Arthur came back from work in good fettle.

‘Did you go out?'

‘Oh, I walked around the block before doing my shopping.'

‘Did anything happen?'

‘What on earth should happen?'

‘I suppose not. A faint shadow of disquiet.'

‘I don't see what there is to be uneasy about. Even if there were, what are we supposed to do about it? Stay cowering in the cellar?'

‘Well good. That's fine then. We've an invitation for drinks.'

‘Parties!' said Arlette, no great party-lover. ‘I'm fairly tired.'

‘I thought it might do you good. We've lived rather in one another's hair. It's only Philippe.' A young assistant lecturer in Psychology, with anarchist leanings, whom she rather liked.

‘Be full of students.' Having brought up three children, Arlette said occasionally that she'd had enough of students. ‘Oh all right then.'

‘We needn't stay late.'

‘Shall we take the car?' asked Arthur after supper, helping to zip his wife into a gay frock ‘suitable for students'; one should never try to dress like them, she said, and least of all in blankets.

‘No, why? It's stopped raining and it's only the Rue de Palerme.'

‘All right by me. Bound to be terribly stuffy anyhow. And noisy. As well as full of marijuana smoke. Bit of fresh air on the way back will do us good. What do we contribute?' rummaging in the drinks cupboard, ‘perhaps as it's getting colder, gluh-wein?' coming up with a couple of bottles.

‘As long as it's not spiked too heavily: the last one had vodka or something in it and I got a bit pissed.' They set out, Arthur with a shopping bag – ‘I like to eat the peel; is this a biological lemon?' – and Arlette with her gloved hand in her pocket. Explanations were so boring. ‘I got into a fight with a tin of cannelonis.'

A pleasant five-minute walk, just what one needed on the way back to get rid of fumes. No fog. A fairly mild atmosphere with a bit of scotch mist, not enough to make one wet. Tiny beads of moisture on one's coat and hair.

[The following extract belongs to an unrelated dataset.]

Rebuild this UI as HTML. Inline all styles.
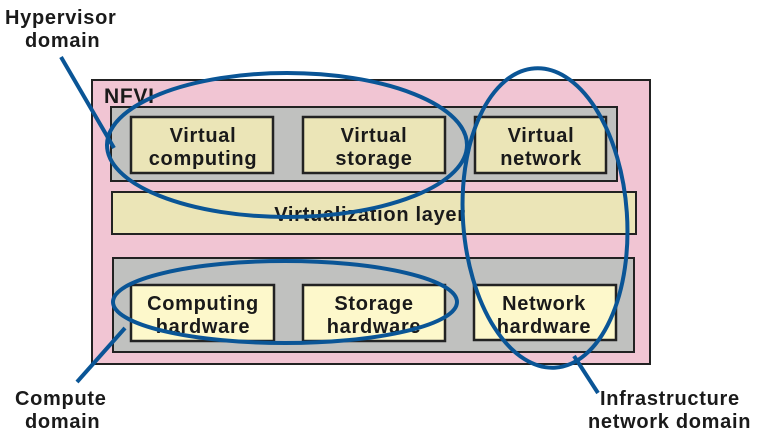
<!DOCTYPE html>
<html><head><style>
html,body{margin:0;padding:0;background:#fff;}
svg text{font-family:"Liberation Sans",Arial,sans-serif;font-weight:bold;fill:#1a1a1a;letter-spacing:0.7px;}
</style></head><body>
<svg width="774" height="443" viewBox="0 0 774 443" xmlns="http://www.w3.org/2000/svg">
<rect x="92" y="80" width="558" height="284" fill="#f1c5d3" stroke="#222" stroke-width="2"/>
<text x="104" y="103" font-size="21">NFVI</text>
<rect x="111" y="107" width="506" height="74" fill="#c0c1bf" stroke="#222" stroke-width="2"/>
<rect x="131" y="117" width="142" height="56" fill="#ebe5b7" stroke="#222" stroke-width="2.5"/>
<rect x="303" y="117" width="142" height="56" fill="#ebe5b7" stroke="#222" stroke-width="2.5"/>
<rect x="475" y="117" width="131" height="56" fill="#ebe5b7" stroke="#222" stroke-width="2.5"/>
<rect x="112" y="192" width="524" height="42" fill="#ebe5b7" stroke="#222" stroke-width="2"/>
<rect x="113" y="258" width="521" height="94" fill="#c0c1bf" stroke="#222" stroke-width="2"/>
<rect x="131" y="285" width="143" height="56" fill="#fdf8cb" stroke="#222" stroke-width="2.5"/>
<rect x="303" y="285" width="142" height="56" fill="#fdf8cb" stroke="#222" stroke-width="2.5"/>
<rect x="474" y="285" width="142" height="55" fill="#fdf8cb" stroke="#222" stroke-width="2.5"/>
<g font-size="20" text-anchor="middle">
<text x="203" y="142">Virtual</text><text x="203" y="165">computing</text>
<text x="374" y="142">Virtual</text><text x="374" y="165">storage</text>
<text x="541" y="142">Virtual</text><text x="541" y="165">network</text>
<text x="370" y="221">Virtualization layer</text>
<text x="203" y="310">Computing</text><text x="203" y="333">hardware</text>
<text x="374" y="310">Storage</text><text x="374" y="333">hardware</text>
<text x="544" y="310">Network</text><text x="544" y="333">hardware</text>
</g>
<g fill="none" stroke="#0a5596" stroke-width="4">
<ellipse cx="287" cy="145" rx="180" ry="72"/>
<ellipse cx="285" cy="302" rx="172" ry="41"/>
<ellipse cx="545" cy="218" rx="82" ry="150" transform="rotate(-4 545 218)"/>
<line x1="61" y1="57" x2="114" y2="148"/>
<line x1="77" y1="382" x2="125" y2="328"/>
<line x1="574" y1="356" x2="598" y2="393"/>
</g>
<g font-size="20">
<text x="5" y="24">Hypervisor</text><text x="25" y="47">domain</text>
<text x="15" y="405">Compute</text><text x="25" y="428">domain</text>
<text x="600" y="405">Infrastructure</text><text x="588" y="428">network domain</text>
</g>
</svg>
</body></html>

The Esplanade is the most campussy part of Strasbourg University: a big space that had never been built on, having been jealously held onto by the Army ever since the town had been fortified by Vauban. When the Army finally decided that the war of 1870 was over, roughly ninety years after that traumatizing event, one had this huge area. The building promoters fell upon about half of it with the usual expensive results, draughty outside and rickety within. The University made a better job of the other half and planted a lot of trees. All they had to do was cross the Boulevard de la Victoire and take an alleyway running straight across, dignified with the suitably academic name of Rue Blaise Pascal, but it is nice,
because there are no cars and there are four rows of lindens. In the evenings this is fairly deserted, but you don't run much risk of getting mugged. There is plenty of light from fairly high street lamps with quite pleasant white mushrooms on them.

You pass by the Library, and the big boring administrative building, with the tall tower of the Chemistry Institute on your left: an ellipse with its ends clipped like a cigar: quite a good-looking building. You pass a variety of shapeless things devoted to Biology and Molecular Something or other, and come out on a big oval space half enclosed by the wings of the Law Faculty, with a decorative pavement and such shrubs as survive the gale-like draughts. It would be quite good for skateboarding if it wasn't so flat.